Уму непостижимо. Самое время прервать загадочную сцену: двустворчатая дверь распахивается, слуга вносит вино. Позвольте, но звали только к чаю! Мертен возражений не принимает. Вино в наших краях пьют вместо воды, его нельзя считать угощением. Кстати, это вино из его собственного виноградника, за качество он ручается. Хозяин, по всему видно, любит выпить.

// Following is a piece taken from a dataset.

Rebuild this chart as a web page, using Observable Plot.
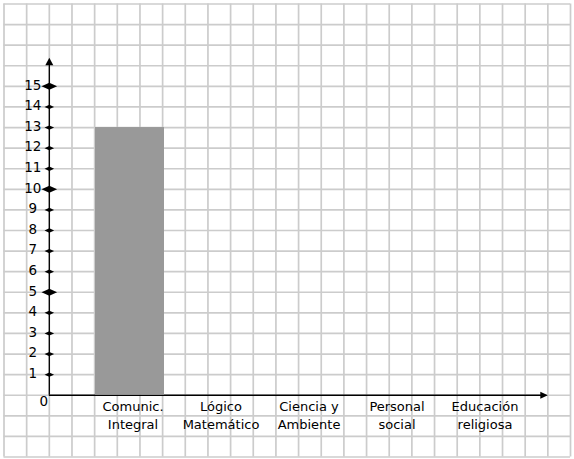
<!DOCTYPE html>
<html><head><meta charset="utf-8">
<script src="https://cdn.jsdelivr.net/npm/d3@7"></script>
<script src="https://cdn.jsdelivr.net/npm/@observablehq/plot@0.6"></script>
<style>
html,body{margin:0;padding:0;background:#fff;}
#chart{position:relative;width:574px;height:459px;}
#chart svg{position:absolute;left:0;top:0;}
</style></head><body><div id="chart"></div>
<script>
// ---- data ----
const categories = ["Comunic.\nIntegral", "Lógico\nMatemático", "Ciencia y\nAmbiente", "Personal\nsocial", "Educación\nreligiosa"];
const values = [13, 0, 0, 0, 0];
const yTicks = [1, 2, 3, 4, 5, 6, 7, 8, 9, 10, 11, 12, 13, 14, 15];
const majorTicks = [5, 10, 15];
const zeroLabel = ["0"];
const gridCols = d3.range(0, 26);   // squared-paper columns
const gridRows = d3.range(-3, 20);  // squared-paper rows (one per unit)

// ---- layout ----
const W = 574, H = 459;
const yDomain = [-3, 19];
const axisCol = 2, xArrowEnd = 24, yArrowEnd = 16.39;
const font = "DejaVu Sans";

const diamond = {draw(ctx, size) {
  const r = Math.sqrt(size / Math.PI), h = r * 0.45;
  ctx.moveTo(-r, 0); ctx.lineTo(0, -h); ctx.lineTo(r, 0); ctx.lineTo(0, h); ctx.closePath();
}};
const headUp = {draw(ctx) {
  ctx.moveTo(0, 0); ctx.lineTo(-4, 7.5); ctx.lineTo(4, 7.5); ctx.closePath();
}};
const headRight = {draw(ctx) {
  ctx.moveTo(0, 0); ctx.lineTo(-7.5, -3.5); ctx.lineTo(-7.5, 3.5); ctx.closePath();
}};

const bars = categories.map((c, i) => ({c, v: values[i]}));
const minorTicks = yTicks.filter(d => !majorTicks.includes(d));

const bg = Plot.plot({
  width: W, height: H,
  marginLeft: 3.5, marginRight: 4, marginTop: 3.5, marginBottom: 2.5,
  x: {domain: [0, 25], axis: null},
  y: {domain: yDomain, axis: null},
  style: {background: "transparent", fontFamily: font},
  marks: [
    Plot.ruleX(gridCols, {stroke: "#cccccc", strokeWidth: 1.7}),
    Plot.ruleY(gridRows, {stroke: "#cccccc", strokeWidth: 1.7}),
    Plot.ruleY([0], {x1: axisCol, x2: xArrowEnd - 0.2, stroke: "#000", strokeWidth: 1.3}),
    Plot.ruleX([axisCol], {y1: 0, y2: yArrowEnd - 0.2, stroke: "#000", strokeWidth: 1.3}),
    Plot.dot([0], {x: xArrowEnd, y: 0, symbol: headRight, fill: "#000", stroke: "none"}),
    Plot.dot([0], {x: axisCol, y: yArrowEnd, symbol: headUp, fill: "#000", stroke: "none"}),
    Plot.dot(minorTicks, {x: axisCol, y: d => d, symbol: diamond, r: 4.8, fill: "#000", stroke: "none"}),
    Plot.dot(majorTicks, {x: axisCol, y: d => d, symbol: diamond, r: 7.8, fill: "#000", stroke: "none"}),
    Plot.text(yTicks, {x: axisCol, y: d => d, text: d => String(d), dx: -16.5, dy: -1, textAnchor: "middle", fontSize: 13.5, fill: "#000"}),
    Plot.text(zeroLabel, {x: axisCol, y: 0, text: d => d, dx: -5.5, dy: 6.5, textAnchor: "middle", fontSize: 13.5, fill: "#000"})
  ]
});

const fg = Plot.plot({
  width: W, height: H,
  marginLeft: 94.5, marginRight: 58.5, marginTop: 3.5, marginBottom: 2.5,
  x: {domain: categories, axis: null, paddingInner: 0.216, paddingOuter: 0},
  y: {domain: yDomain, axis: null},
  style: {background: "transparent", fontFamily: font},
  marks: [
    Plot.barY(bars, {x: "c", y: "v", fill: "#999999"}),
    Plot.text(categories, {x: d => d, y: 0, text: d => d, lineAnchor: "top", dx: 3, dy: 3, fontSize: 13, lineHeight: 1.38, fill: "#000"})
  ]
});

const el = document.getElementById("chart");
el.appendChild(bg);
el.appendChild(fg);
</script>
</body></html>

Клейст заметил: сцена с кинжалом раздосадовала и огорчила Савиньи; не ускользнуло от него и другое — если, конечно, ему не показалось: Гюндероде хотела отвести Савиньи в сторону, поговорить наедине, но тот сделал вид, что не заметил ее жеста, и вот теперь, благо предлог под рукой, обращается к Клейсту:
— Говорят, вы недавно из Парижа?
Браво, Савиньи! Это ты умеешь, друг мой: уклоняться. Как меркнет свет. И я совсем одна.
Зависеть от стольких вещей, власть которых над собой она признавать не хочет, — вот что ей отвратительно. А более всего отвратительно, когда эту зависимость замечают другие. Какой позор… Савиньи и тут ее раскусил: «Наша Гюндерозочка очень мила, но такая слабенькая…» Сейчас он обстоятельно излагает Клейсту свое намерение посетить Париж с научными целями. Клейст отвечает сдержанно: Париж? Да, для настоящего ученого, возможно… На что Савиньи, конечно же: как, а разве ему, литератору, путешествие ничего не дало?
Болтовня. Если бы разом онемели все уста и заговорили мысли. Одно из тех желаний, которые Савиньи неодобрительно называет безумствами. «Манерничанье, — сказал бы он. — В известном смысле манерничанье. Пресловутая загадочность. Я хочу сказать, Гюндерозочка, что это ведь вовсе не в вашем характере — быть в глазах стольких людей экстравагантной особой».
В этом он весь. Мягкость — но в меру, мечтательность — но до известных пределов, и уж ни в коем случае не хандра. Ясность, спокойствие, твердость и при этом всегда — жизнерадостность. Что же из этого вытекает, мой милый Савиньи? А то, что Гюндерозочке не следует более надоедать тебе. Ей должно знать свое место — в сторонке; и к тому же помалкивать. Ей следует — так, во всяком случае, всем будет приятно и удобно — даже посмеиваться над собой, нашей славной Гюндерозочке, нашей кроткой овечке. Ей не следует обременять ничью совесть. И он ведь прав.